Corporate Compliance Reconfigurations for Elite Sports Enterprises
To insulate enterprise capital from identical jurisdictional failures moving forward, professional sports organizations must abandon reactive management and implement proactive structural filters. Relying on generalized contract language is insufficient when managing assets embedded in complex regional cultures.
The immediate strategic deployment requires a three-tier compliance architecture:
First, franchises must implement localized risk-mapping protocols during the due diligence phase of contract negotiation. When an asset's background reveals deep capital or social integration into industries that are legally contested at the federal level, specific behavioral addendums must be appended to the standard player contract. These addendums must explicitly define participation in, promotion of, or spatial proximity to animal fighting ventures as an immediate trigger for contract nullification, bypassing the standard arbitration lag.
Second, Major League Baseball must codify animal fighting as an explicit, independent violation within its policy handbook, aligning its internal regulatory frameworks with federal statutory definitions. This eliminates the strategic ambiguity currently leveraged by defense counsels who attempt to minimize the activity as a localized cultural anomaly rather than a federal felony.
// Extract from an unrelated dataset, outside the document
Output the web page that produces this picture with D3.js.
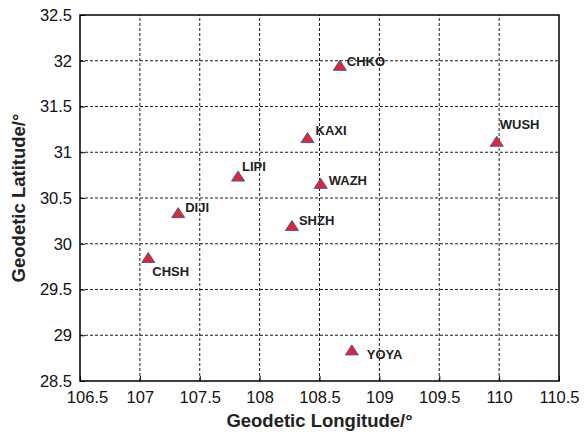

The final operational step requires the franchise to execute an immediate internal investigation in coordination with federal authorities, establishing a clear line of separation between corporate governance and the individual asset's choices. The organization must signal to enterprise sponsors that its brand architecture is entirely decoupled from the asset's external liabilities. By establishing this clear operational boundary, the franchise preserves its primary revenue streams while the legal and administrative mechanisms resolve the asset's availability.